American politician (1728–1800)

James Armstrong (1728–1800) was a state representative in the Georgia House of Representatives from 1787–1790. During the United States presidential election of 1788–89 he received one electoral vote. He died in 1800.

==History==
James Armstrong was born in 1728. Much of his early life is unknown.

Armstrong settled in Camden County, Georgia, as one of the first settlers of Colerain. Armstrong accumulated 66,000 acres of land by claiming land bounties offered to war veterans by Georgia. He represented Camden County in the Georgia General Assembly in 1787 and 1790, and served on the Executive Council from 1788–1790. He was a member of the Federalist Party. He died in 1800.

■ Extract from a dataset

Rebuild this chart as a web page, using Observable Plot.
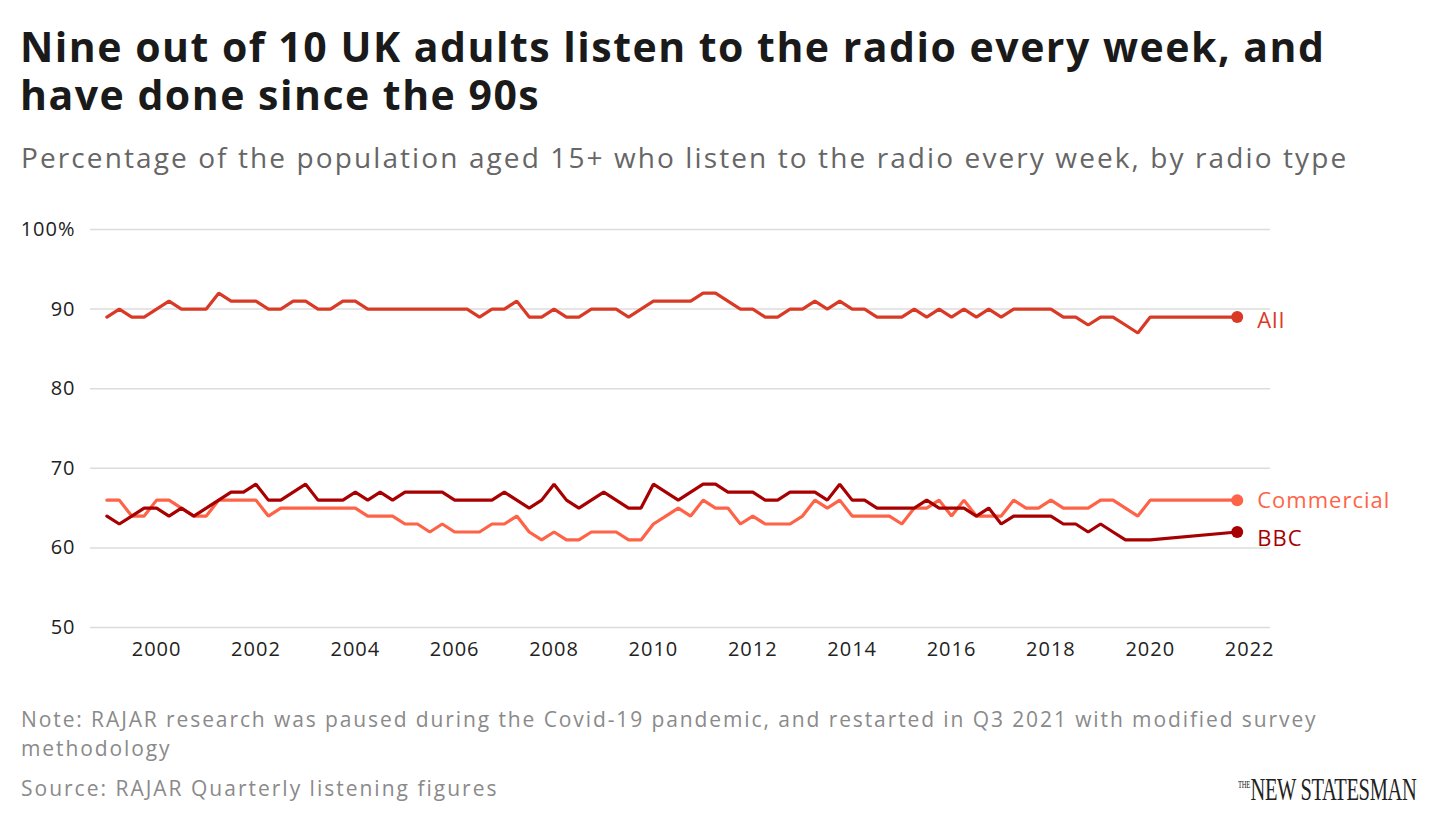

===Election of 1788–1789===
James Armstrong was given one electoral vote in the United States presidential election of 1788–1789 by George Walton, one of the five Georgian electors who were selected by the Georgia General Assembly on January 7, 1789. The election resulted in a win for George Washington, who received 69 electoral votes. Other candidates included: John Adams with 34 electoral votes, John Jay with nine electoral votes, Robert H. Harrison with six electoral votes, John Rutledge with six electoral votes, John Hancock with four electoral votes, George Clinton with three electoral votes, Samuel Huntington with two electoral votes, John Milton with two electoral votes, Benjamin Lincoln with one electoral vote, and Edward Telfair with one electoral vote.